Posted by crushedout on February 16, 2004, at 11:54:29
In reply to Re: feeling hurt and abandoned, posted by Karen_kay on February 16, 2004, at 11:48:59
thanks, karen. yeah, that's what i was planning to do with my therapist. i've never called her on the w/e before or asked about it, so i don't know if she has a policy.as to my mom, i think it's pretty hopeless. she was really about as awful as i could ever have imagined. the last time she attacked me like this it took about 4 years to begin to trust her again, and now she's destroyed that trust. i don't think i want anything to do with her. it's her loss, really, because she's of no use to me. she's a childish, pathetic, stupid woman. and i'm her only child. and she has no husband. so she's really an idiot for burning her bridges with me. but i'm not going to forgive her because she will never apologize for what she's done. she only can see herself as a victim.

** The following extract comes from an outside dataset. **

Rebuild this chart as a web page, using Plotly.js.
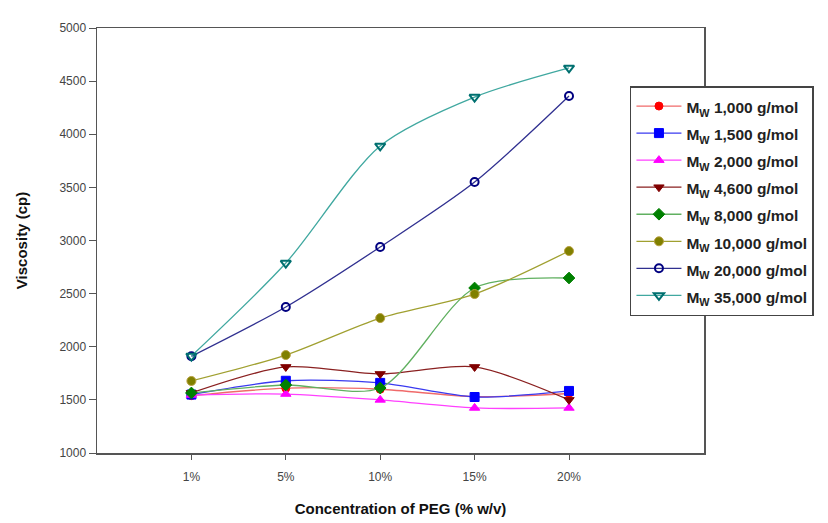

i don't really want to talk about that though. i was posting about my feelings about my t. my mother is much less important to me.
> (((crushed)))
>
> It always hurts when you fight with your loved ones. Do you think this is something that can be "patched up" in the future, after things settle down a bit?
>
> I know that I fight with my mom often and say I'll never talk to her again, but I often end up calling her a couple of weeks later to try to fix the situation. Do you think this is a possibility? I always try my best to heal hurt feelings, especially with those I love dearly.... Just a bit of advice..
>
> Now, about your therapist... Have you ever called her on the weekend? Have you discussed the weekend calling policy? I'd take the email as a sign that it's her SOP to not call clients on the weekend, not just you in particular. On the bright side, at least she emailed you back to let you know she wouldn't be calling.
>
> I'd discuss it with her and find out her policy for weekend calls. Also, find out if she's trying to enforce stricter boundaries with you, or if it's just standard policy not to talk to clients on the weekend.
>
> I'm sorry she wasn't there for you when you needed her. But remember, you always have other support methods and systems. We're here for you. You can always post on Social as well... We'll listen! That I can promise!